**Stated goal**
Restate the span of lines that starts with the line containing "Rebuild this chart" and ends with the line containing "const panelNotes = ['Mehrfachantworten", word for word, including both, with nothing else.
┄┄┄┄┄┄
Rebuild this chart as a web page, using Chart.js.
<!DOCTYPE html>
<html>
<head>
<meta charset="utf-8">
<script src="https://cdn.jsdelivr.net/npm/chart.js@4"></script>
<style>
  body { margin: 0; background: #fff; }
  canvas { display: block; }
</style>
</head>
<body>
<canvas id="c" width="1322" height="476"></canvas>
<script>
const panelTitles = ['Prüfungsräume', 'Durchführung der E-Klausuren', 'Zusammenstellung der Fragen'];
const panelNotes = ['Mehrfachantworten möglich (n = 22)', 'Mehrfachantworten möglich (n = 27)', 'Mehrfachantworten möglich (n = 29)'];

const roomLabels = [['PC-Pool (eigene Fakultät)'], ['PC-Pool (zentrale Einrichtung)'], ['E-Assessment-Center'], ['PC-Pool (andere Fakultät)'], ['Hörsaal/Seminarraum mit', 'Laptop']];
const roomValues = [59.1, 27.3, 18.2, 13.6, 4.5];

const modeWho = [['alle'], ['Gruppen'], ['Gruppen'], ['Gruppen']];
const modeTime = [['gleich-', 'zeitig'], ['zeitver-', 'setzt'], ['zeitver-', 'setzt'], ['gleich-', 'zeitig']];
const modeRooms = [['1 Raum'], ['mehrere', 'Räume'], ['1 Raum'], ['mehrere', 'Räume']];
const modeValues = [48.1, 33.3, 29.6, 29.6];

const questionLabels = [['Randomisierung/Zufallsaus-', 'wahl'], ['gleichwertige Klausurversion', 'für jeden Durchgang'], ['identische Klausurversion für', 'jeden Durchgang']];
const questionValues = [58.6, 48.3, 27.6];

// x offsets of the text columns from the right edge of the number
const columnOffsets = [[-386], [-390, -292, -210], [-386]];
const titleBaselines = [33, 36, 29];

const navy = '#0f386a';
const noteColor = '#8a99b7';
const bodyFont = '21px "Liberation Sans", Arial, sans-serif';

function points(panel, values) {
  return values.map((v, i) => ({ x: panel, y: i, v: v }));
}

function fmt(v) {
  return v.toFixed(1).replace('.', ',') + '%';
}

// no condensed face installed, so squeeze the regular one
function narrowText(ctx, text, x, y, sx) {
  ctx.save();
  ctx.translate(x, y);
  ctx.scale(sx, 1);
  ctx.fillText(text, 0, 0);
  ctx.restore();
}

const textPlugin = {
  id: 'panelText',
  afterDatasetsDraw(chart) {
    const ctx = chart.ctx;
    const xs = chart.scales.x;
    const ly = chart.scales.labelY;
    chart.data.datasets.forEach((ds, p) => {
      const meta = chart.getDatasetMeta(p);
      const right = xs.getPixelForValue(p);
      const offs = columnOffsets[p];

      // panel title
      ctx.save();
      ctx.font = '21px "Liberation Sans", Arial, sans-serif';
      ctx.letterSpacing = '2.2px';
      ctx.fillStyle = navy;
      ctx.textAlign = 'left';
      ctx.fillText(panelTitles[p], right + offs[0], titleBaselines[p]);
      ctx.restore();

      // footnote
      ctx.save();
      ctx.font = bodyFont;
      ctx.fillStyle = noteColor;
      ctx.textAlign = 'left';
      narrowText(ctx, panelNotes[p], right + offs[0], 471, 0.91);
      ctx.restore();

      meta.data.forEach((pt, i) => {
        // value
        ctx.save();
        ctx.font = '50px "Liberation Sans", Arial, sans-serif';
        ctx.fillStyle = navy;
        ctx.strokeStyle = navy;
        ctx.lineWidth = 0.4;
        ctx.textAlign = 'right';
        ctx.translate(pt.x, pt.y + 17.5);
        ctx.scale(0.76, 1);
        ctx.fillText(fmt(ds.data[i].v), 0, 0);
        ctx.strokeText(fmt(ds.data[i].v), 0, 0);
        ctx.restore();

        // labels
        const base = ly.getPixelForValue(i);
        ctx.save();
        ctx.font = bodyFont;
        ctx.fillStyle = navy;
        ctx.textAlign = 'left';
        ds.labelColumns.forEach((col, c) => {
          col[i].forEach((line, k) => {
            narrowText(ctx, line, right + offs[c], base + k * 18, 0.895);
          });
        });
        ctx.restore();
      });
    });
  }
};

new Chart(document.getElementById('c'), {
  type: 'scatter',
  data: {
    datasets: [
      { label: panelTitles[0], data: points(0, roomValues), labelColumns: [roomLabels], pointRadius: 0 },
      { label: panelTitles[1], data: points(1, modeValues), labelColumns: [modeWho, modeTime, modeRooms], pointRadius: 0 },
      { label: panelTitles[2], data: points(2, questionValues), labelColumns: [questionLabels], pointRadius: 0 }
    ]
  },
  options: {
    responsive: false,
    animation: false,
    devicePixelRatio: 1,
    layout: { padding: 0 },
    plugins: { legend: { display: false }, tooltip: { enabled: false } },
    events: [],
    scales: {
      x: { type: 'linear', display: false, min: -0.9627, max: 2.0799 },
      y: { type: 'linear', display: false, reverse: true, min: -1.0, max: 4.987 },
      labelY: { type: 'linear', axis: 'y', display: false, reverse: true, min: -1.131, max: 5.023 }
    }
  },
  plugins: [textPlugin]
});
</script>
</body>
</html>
┄┄┄┄┄┄
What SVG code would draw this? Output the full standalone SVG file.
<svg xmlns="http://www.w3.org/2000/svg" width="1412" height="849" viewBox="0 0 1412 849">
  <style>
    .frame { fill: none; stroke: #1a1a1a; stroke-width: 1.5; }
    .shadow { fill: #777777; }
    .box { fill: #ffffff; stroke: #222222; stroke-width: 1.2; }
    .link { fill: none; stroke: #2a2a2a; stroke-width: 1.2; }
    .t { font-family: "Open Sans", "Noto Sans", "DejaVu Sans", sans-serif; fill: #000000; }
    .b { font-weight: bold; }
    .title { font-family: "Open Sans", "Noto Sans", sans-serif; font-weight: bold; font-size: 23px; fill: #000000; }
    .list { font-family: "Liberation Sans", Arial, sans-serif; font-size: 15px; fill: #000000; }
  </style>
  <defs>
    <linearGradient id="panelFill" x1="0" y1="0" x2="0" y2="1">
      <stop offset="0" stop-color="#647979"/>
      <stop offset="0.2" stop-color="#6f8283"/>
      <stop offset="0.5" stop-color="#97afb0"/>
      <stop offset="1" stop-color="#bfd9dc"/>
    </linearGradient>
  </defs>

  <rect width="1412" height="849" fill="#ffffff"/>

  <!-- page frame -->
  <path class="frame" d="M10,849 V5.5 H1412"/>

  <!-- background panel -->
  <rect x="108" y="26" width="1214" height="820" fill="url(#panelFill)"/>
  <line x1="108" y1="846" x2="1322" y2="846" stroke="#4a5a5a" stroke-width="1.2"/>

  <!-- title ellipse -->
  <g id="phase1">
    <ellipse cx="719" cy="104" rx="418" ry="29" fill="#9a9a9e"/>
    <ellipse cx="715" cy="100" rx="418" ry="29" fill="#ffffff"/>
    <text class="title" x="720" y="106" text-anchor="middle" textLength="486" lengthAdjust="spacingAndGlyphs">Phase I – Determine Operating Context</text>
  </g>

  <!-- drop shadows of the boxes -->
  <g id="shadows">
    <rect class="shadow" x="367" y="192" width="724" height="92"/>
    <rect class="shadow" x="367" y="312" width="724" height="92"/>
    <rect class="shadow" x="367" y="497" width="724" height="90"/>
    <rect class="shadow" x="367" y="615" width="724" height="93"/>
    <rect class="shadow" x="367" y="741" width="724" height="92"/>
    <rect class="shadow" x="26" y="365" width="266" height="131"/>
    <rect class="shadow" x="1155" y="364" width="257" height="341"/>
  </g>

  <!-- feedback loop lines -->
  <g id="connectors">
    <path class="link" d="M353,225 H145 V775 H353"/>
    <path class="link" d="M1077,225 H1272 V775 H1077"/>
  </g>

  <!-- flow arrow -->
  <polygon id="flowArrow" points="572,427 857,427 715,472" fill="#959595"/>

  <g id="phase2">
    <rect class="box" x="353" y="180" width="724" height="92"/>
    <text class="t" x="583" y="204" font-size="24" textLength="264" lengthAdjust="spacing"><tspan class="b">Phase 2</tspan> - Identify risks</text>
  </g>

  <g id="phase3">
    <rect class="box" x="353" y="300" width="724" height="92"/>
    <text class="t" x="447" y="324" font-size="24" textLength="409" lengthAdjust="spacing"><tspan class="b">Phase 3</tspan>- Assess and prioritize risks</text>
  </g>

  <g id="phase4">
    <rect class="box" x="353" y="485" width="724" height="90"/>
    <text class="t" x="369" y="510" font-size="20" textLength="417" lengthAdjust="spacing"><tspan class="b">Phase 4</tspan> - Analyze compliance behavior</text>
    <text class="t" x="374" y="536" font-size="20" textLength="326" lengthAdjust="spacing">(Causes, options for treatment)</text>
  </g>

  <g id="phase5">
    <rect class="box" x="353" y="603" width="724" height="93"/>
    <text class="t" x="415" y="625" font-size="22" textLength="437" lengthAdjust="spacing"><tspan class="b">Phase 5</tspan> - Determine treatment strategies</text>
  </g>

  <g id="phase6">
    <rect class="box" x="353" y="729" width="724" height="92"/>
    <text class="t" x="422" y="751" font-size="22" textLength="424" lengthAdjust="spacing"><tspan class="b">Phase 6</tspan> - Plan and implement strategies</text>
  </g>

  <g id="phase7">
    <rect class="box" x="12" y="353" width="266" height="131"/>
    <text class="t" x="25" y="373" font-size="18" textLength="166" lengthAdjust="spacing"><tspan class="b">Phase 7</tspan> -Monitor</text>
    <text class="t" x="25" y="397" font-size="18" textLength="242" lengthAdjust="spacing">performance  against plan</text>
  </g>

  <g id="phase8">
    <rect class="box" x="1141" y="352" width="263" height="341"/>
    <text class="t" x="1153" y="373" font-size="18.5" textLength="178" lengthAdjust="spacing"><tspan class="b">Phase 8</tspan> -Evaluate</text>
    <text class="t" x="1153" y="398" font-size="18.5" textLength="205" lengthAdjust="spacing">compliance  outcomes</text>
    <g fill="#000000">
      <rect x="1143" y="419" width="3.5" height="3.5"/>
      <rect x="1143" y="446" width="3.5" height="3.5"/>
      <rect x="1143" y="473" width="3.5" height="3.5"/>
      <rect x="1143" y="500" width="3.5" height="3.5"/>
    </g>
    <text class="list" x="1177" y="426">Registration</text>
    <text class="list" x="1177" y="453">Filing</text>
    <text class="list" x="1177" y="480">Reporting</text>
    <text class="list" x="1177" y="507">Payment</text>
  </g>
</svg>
┄┄┄┄┄┄
**Reply to the exercise**
Rebuild this chart as a web page, using Chart.js.
<!DOCTYPE html>
<html>
<head>
<meta charset="utf-8">
<script src="https://cdn.jsdelivr.net/npm/chart.js@4"></script>
<style>
  body { margin: 0; background: #fff; }
  canvas { display: block; }
</style>
</head>
<body>
<canvas id="c" width="1322" height="476"></canvas>
<script>
const panelTitles = ['Prüfungsräume', 'Durchführung der E-Klausuren', 'Zusammenstellung der Fragen'];
const panelNotes = ['Mehrfachantworten möglich (n = 22)', 'Mehrfachantworten möglich (n = 27)', 'Mehrfachantworten möglich (n = 29)'];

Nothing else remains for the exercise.